— start Given records —

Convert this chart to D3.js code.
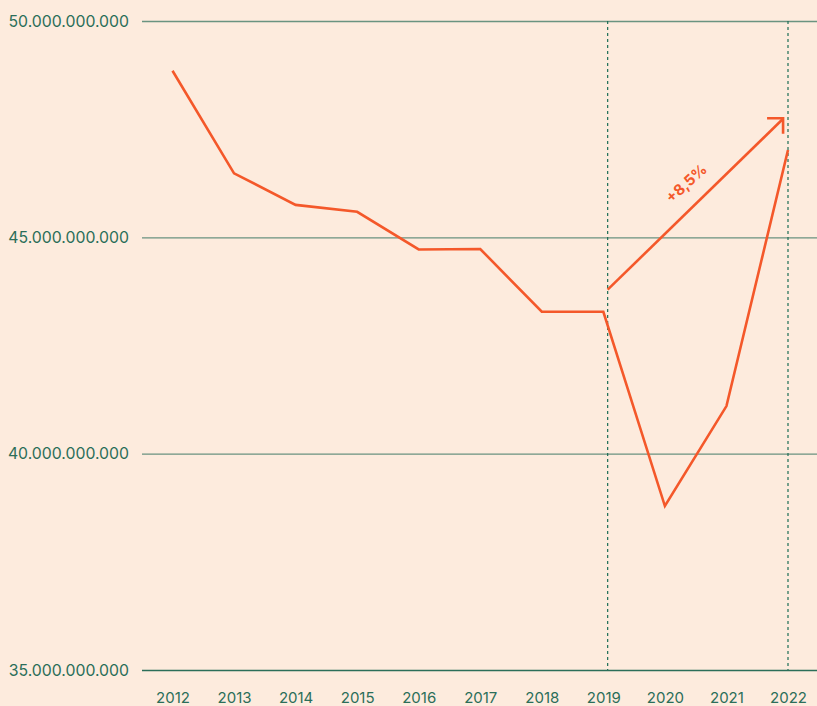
<!DOCTYPE html>
<html>
<head>
<meta charset="utf-8">
<script src="https://cdn.jsdelivr.net/npm/d3@7"></script>
<style>
  html, body { margin: 0; padding: 0; background: #fdebdd; }
  svg { display: block; }
  .tick text { fill: #2b6e59; font-family: Inter, "Open Sans", sans-serif; }
</style>
</head>
<body>
<div id="chart"></div>
<script>
/* Data */
var years = [2012, 2013, 2014, 2015, 2016, 2017, 2018, 2019, 2020, 2021, 2022];
var values = [48.85e9, 46.48e9, 45.75e9, 45.59e9, 44.72e9, 44.73e9, 43.28e9, 43.28e9, 38.79e9, 41.10e9, 47.02e9];
var yTicks = [35e9, 40e9, 45e9, 50e9];
var markerYears = [2019.07, 2022];          // dashed verticals
var arrowFrom = [2019.07, 43.79e9];
var arrowTo = [2021.92, 47.74e9];
var arrowLabel = "+8,5%";

var W = 817, H = 706;
var green = "#2b6e59", orange = "#f4582a";

var locale = d3.formatLocale({decimal: ",", thousands: ".", grouping: [3], currency: ["", ""]});
var fmt = locale.format(",d");

var x = d3.scaleLinear().domain([2012, 2022]).range([172.5, 788]);
var y = d3.scaleLinear().domain([35e9, 50e9]).range([670, 21]);

var svg = d3.select("#chart").append("svg")
  .attr("width", W).attr("height", H);

svg.append("rect").attr("width", W).attr("height", H).attr("fill", "#fdebdd");

// y axis + gridlines
var gx0 = 142;
var yAxis = svg.append("g")
  .attr("transform", "translate(" + gx0 + ",0)")
  .call(d3.axisLeft(y).tickValues(yTicks).tickFormat(fmt)
    .tickSize(-(W - gx0)).tickPadding(13));
yAxis.select(".domain").remove();
yAxis.selectAll(".tick line")
  .attr("stroke", green).attr("stroke-opacity", function(d) { return d == 35e9 ? 1 : 0.7; })
  .attr("stroke-width", 1.3);
yAxis.selectAll(".tick text").attr("font-size", "15.8px").attr("dy", "0.32em");

// x axis labels (sit right at the bottom edge, as in the original)
var xAxis = svg.append("g")
  .attr("transform", "translate(0,692)")
  .call(d3.axisBottom(x).tickValues(years).tickFormat(d3.format("d")).tickSize(0).tickPadding(0));
xAxis.select(".domain").remove();
xAxis.selectAll(".tick text").attr("font-size", "15px").attr("dy", "0.74em");

// dashed markers
svg.selectAll(".marker").data(markerYears).enter().append("line")
  .attr("class", "marker")
  .attr("x1", function(d) { return x(d); }).attr("x2", function(d) { return x(d); })
  .attr("y1", y(50e9)).attr("y2", y(35e9))
  .attr("stroke", "#1d6e55").attr("stroke-width", 1.2)
  .attr("stroke-dasharray", "3,3");

// main line
var line = d3.line()
  .x(function(d, i) { return x(years[i]); })
  .y(function(d) { return y(d); });

svg.append("path").datum(values)
  .attr("d", line)
  .attr("fill", "none")
  .attr("stroke", orange)
  .attr("stroke-width", 2.6)
  .attr("stroke-linejoin", "miter");

// growth arrow
var ax1 = x(arrowFrom[0]), ay1 = y(arrowFrom[1]);
var ax2 = x(arrowTo[0]), ay2 = y(arrowTo[1]);
svg.append("line")
  .attr("x1", ax1).attr("y1", ay1).attr("x2", ax2).attr("y2", ay2)
  .attr("stroke", orange).attr("stroke-width", 2.6);
svg.append("path")
  .attr("d", "M" + (ax2 - 16) + "," + (ay2 - 0.5) + "L" + ax2 + "," + (ay2 - 0.5) + "L" + ax2 + "," + (ay2 + 15))
  .attr("fill", "none").attr("stroke", orange).attr("stroke-width", 2.6)
  .attr("stroke-linejoin", "miter");

var ang = Math.atan2(ay2 - ay1, ax2 - ax1) * 180 / Math.PI;
var t = 0.53;
var lx = ax1 + (ax2 - ax1) * t, ly = ay1 + (ay2 - ay1) * t;
svg.append("text")
  .attr("transform", "translate(" + lx + "," + ly + ") rotate(" + (ang + 2) + ") translate(0,-16)")
  .attr("text-anchor", "middle")
  .attr("fill", orange)
  .attr("font-family", "Inter, sans-serif")
  .attr("font-weight", 700)
  .attr("font-size", "15px")
  .text(arrowLabel);
</script>
</body>
</html>
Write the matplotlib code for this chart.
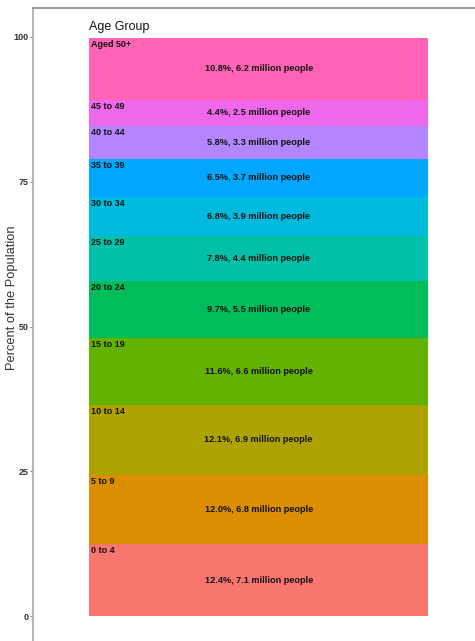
import matplotlib
matplotlib.use("Agg")
import matplotlib.pyplot as plt

plt.rcParams["font.family"] = ["Liberation Sans", "DejaVu Sans"]

AGE_GROUPS = ["0 to 4", "5 to 9", "10 to 14", "15 to 19", "20 to 24", "25 to 29",
              "30 to 34", "35 to 39", "40 to 44", "45 to 49", "Aged 50+"]
PERCENTS = [12.4, 12.0, 12.1, 11.6, 9.7, 7.8, 6.8, 6.5, 5.8, 4.4, 10.8]
MILLIONS = [7.1, 6.8, 6.9, 6.6, 5.5, 4.4, 3.9, 3.7, 3.3, 2.5, 6.2]
COLORS = ["#F8766D", "#DB8E00", "#AEA200", "#64B200", "#00BD5C", "#00C1A7",
          "#00BADE", "#00A6FF", "#B385FF", "#EF67EB", "#FF63B6"]
Y_TICKS = [0, 25, 50, 75, 100]

fig = plt.figure(figsize=(4.75, 6.41), dpi=100)
ax = fig.add_axes([33 / 475, 0, 442 / 475, 633 / 641])

x0, x1 = 0.127, 0.894
xc = (x0 + x1) / 2
bottom = 0.0
for name, pct, mil, col in zip(AGE_GROUPS, PERCENTS, MILLIONS, COLORS):
    ax.bar(xc, pct, width=x1 - x0, bottom=bottom, color=col, edgecolor="none")
    top = bottom + pct
    ax.text(x0 + 0.004, top - 0.35, name, ha="left", va="top",
            fontsize=6.5, fontweight="bold", color="#111111")
    ax.text(xc, bottom + pct / 2, f"{pct:.1f}%, {mil} million people",
            ha="center", va="center", fontsize=6.6, fontweight="bold", color="#111111")
    bottom = top

ax.text(x0, 100.6, "Age Group", ha="left", va="bottom", fontsize=9, color="#111111")

ax.set_xlim(0, 1)
ax.set_ylim(-4.3, 105)
ax.set_xticks([])
ax.set_yticks(Y_TICKS)
ax.set_yticklabels([str(t) for t in Y_TICKS], fontsize=6.5, fontweight="bold", color="#333333")
ax.tick_params(axis="y", length=2, width=0.8, color="#888888", pad=1)

fig.text(12 / 475, 1 - 298 / 641, "Percent of the Population", rotation=90,
         ha="center", va="center", fontsize=9.3, color="#333333")

for side in ("right", "bottom"):
    ax.spines[side].set_visible(False)
ax.spines["left"].set_color("#aaaaaa")
ax.spines["left"].set_linewidth(1.2)
ax.spines["top"].set_color("#888888")
ax.spines["top"].set_linewidth(1.2)

fig.savefig("out.png", dpi=100)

— end Given records —

**What you should do:** Leave images out of the retyped records; keep all else exact.

**Answer to the exercise:**
Convert this chart to D3.js code.
<!DOCTYPE html>
<html>
<head>
<meta charset="utf-8">
<script src="https://cdn.jsdelivr.net/npm/d3@7"></script>
<style>
  html, body { margin: 0; padding: 0; background: #fdebdd; }
  svg { display: block; }
  .tick text { fill: #2b6e59; font-family: Inter, "Open Sans", sans-serif; }
</style>
</head>
<body>
<div id="chart"></div>
<script>
/* Data */
var years = [2012, 2013, 2014, 2015, 2016, 2017, 2018, 2019, 2020, 2021, 2022];
var values = [48.85e9, 46.48e9, 45.75e9, 45.59e9, 44.72e9, 44.73e9, 43.28e9, 43.28e9, 38.79e9, 41.10e9, 47.02e9];
var yTicks = [35e9, 40e9, 45e9, 50e9];
var markerYears = [2019.07, 2022];          // dashed verticals
var arrowFrom = [2019.07, 43.79e9];
var arrowTo = [2021.92, 47.74e9];
var arrowLabel = "+8,5%";

var W = 817, H = 706;
var green = "#2b6e59", orange = "#f4582a";

var locale = d3.formatLocale({decimal: ",", thousands: ".", grouping: [3], currency: ["", ""]});
var fmt = locale.format(",d");

var x = d3.scaleLinear().domain([2012, 2022]).range([172.5, 788]);
var y = d3.scaleLinear().domain([35e9, 50e9]).range([670, 21]);

var svg = d3.select("#chart").append("svg")
  .attr("width", W).attr("height", H);

svg.append("rect").attr("width", W).attr("height", H).attr("fill", "#fdebdd");

// y axis + gridlines
var gx0 = 142;
var yAxis = svg.append("g")
  .attr("transform", "translate(" + gx0 + ",0)")
  .call(d3.axisLeft(y).tickValues(yTicks).tickFormat(fmt)
    .tickSize(-(W - gx0)).tickPadding(13));
yAxis.select(".domain").remove();
yAxis.selectAll(".tick line")
  .attr("stroke", green).attr("stroke-opacity", function(d) { return d == 35e9 ? 1 : 0.7; })
  .attr("stroke-width", 1.3);
yAxis.selectAll(".tick text").attr("font-size", "15.8px").attr("dy", "0.32em");

// x axis labels (sit right at the bottom edge, as in the original)
var xAxis = svg.append("g")
  .attr("transform", "translate(0,692)")
  .call(d3.axisBottom(x).tickValues(years).tickFormat(d3.format("d")).tickSize(0).tickPadding(0));
xAxis.select(".domain").remove();
xAxis.selectAll(".tick text").attr("font-size", "15px").attr("dy", "0.74em");

// dashed markers
svg.selectAll(".marker").data(markerYears).enter().append("line")
  .attr("class", "marker")
  .attr("x1", function(d) { return x(d); }).attr("x2", function(d) { return x(d); })
  .attr("y1", y(50e9)).attr("y2", y(35e9))
  .attr("stroke", "#1d6e55").attr("stroke-width", 1.2)
  .attr("stroke-dasharray", "3,3");

// main line
var line = d3.line()
  .x(function(d, i) { return x(years[i]); })
  .y(function(d) { return y(d); });

svg.append("path").datum(values)
  .attr("d", line)
  .attr("fill", "none")
  .attr("stroke", orange)
  .attr("stroke-width", 2.6)
  .attr("stroke-linejoin", "miter");

// growth arrow
var ax1 = x(arrowFrom[0]), ay1 = y(arrowFrom[1]);
var ax2 = x(arrowTo[0]), ay2 = y(arrowTo[1]);
svg.append("line")
  .attr("x1", ax1).attr("y1", ay1).attr("x2", ax2).attr("y2", ay2)
  .attr("stroke", orange).attr("stroke-width", 2.6);
svg.append("path")
  .attr("d", "M" + (ax2 - 16) + "," + (ay2 - 0.5) + "L" + ax2 + "," + (ay2 - 0.5) + "L" + ax2 + "," + (ay2 + 15))
  .attr("fill", "none").attr("stroke", orange).attr("stroke-width", 2.6)
  .attr("stroke-linejoin", "miter");

var ang = Math.atan2(ay2 - ay1, ax2 - ax1) * 180 / Math.PI;
var t = 0.53;
var lx = ax1 + (ax2 - ax1) * t, ly = ay1 + (ay2 - ay1) * t;
svg.append("text")
  .attr("transform", "translate(" + lx + "," + ly + ") rotate(" + (ang + 2) + ") translate(0,-16)")
  .attr("text-anchor", "middle")
  .attr("fill", orange)
  .attr("font-family", "Inter, sans-serif")
  .attr("font-weight", 700)
  .attr("font-size", "15px")
  .text(arrowLabel);
</script>
</body>
</html>
Write the matplotlib code for this chart.
import matplotlib
matplotlib.use("Agg")
import matplotlib.pyplot as plt

plt.rcParams["font.family"] = ["Liberation Sans", "DejaVu Sans"]

AGE_GROUPS = ["0 to 4", "5 to 9", "10 to 14", "15 to 19", "20 to 24", "25 to 29",
              "30 to 34", "35 to 39", "40 to 44", "45 to 49", "Aged 50+"]
PERCENTS = [12.4, 12.0, 12.1, 11.6, 9.7, 7.8, 6.8, 6.5, 5.8, 4.4, 10.8]
MILLIONS = [7.1, 6.8, 6.9, 6.6, 5.5, 4.4, 3.9, 3.7, 3.3, 2.5, 6.2]
COLORS = ["#F8766D", "#DB8E00", "#AEA200", "#64B200", "#00BD5C", "#00C1A7",
          "#00BADE", "#00A6FF", "#B385FF", "#EF67EB", "#FF63B6"]
Y_TICKS = [0, 25, 50, 75, 100]

fig = plt.figure(figsize=(4.75, 6.41), dpi=100)
ax = fig.add_axes([33 / 475, 0, 442 / 475, 633 / 641])

x0, x1 = 0.127, 0.894
xc = (x0 + x1) / 2
bottom = 0.0
for name, pct, mil, col in zip(AGE_GROUPS, PERCENTS, MILLIONS, COLORS):
    ax.bar(xc, pct, width=x1 - x0, bottom=bottom, color=col, edgecolor="none")
    top = bottom + pct
    ax.text(x0 + 0.004, top - 0.35, name, ha="left", va="top",
            fontsize=6.5, fontweight="bold", color="#111111")
    ax.text(xc, bottom + pct / 2, f"{pct:.1f}%, {mil} million people",
            ha="center", va="center", fontsize=6.6, fontweight="bold", color="#111111")
    bottom = top

ax.text(x0, 100.6, "Age Group", ha="left", va="bottom", fontsize=9, color="#111111")

ax.set_xlim(0, 1)
ax.set_ylim(-4.3, 105)
ax.set_xticks([])
ax.set_yticks(Y_TICKS)
ax.set_yticklabels([str(t) for t in Y_TICKS], fontsize=6.5, fontweight="bold", color="#333333")
ax.tick_params(axis="y", length=2, width=0.8, color="#888888", pad=1)

fig.text(12 / 475, 1 - 298 / 641, "Percent of the Population", rotation=90,
         ha="center", va="center", fontsize=9.3, color="#333333")

for side in ("right", "bottom"):
    ax.spines[side].set_visible(False)
ax.spines["left"].set_color("#aaaaaa")
ax.spines["left"].set_linewidth(1.2)
ax.spines["top"].set_color("#888888")
ax.spines["top"].set_linewidth(1.2)

fig.savefig("out.png", dpi=100)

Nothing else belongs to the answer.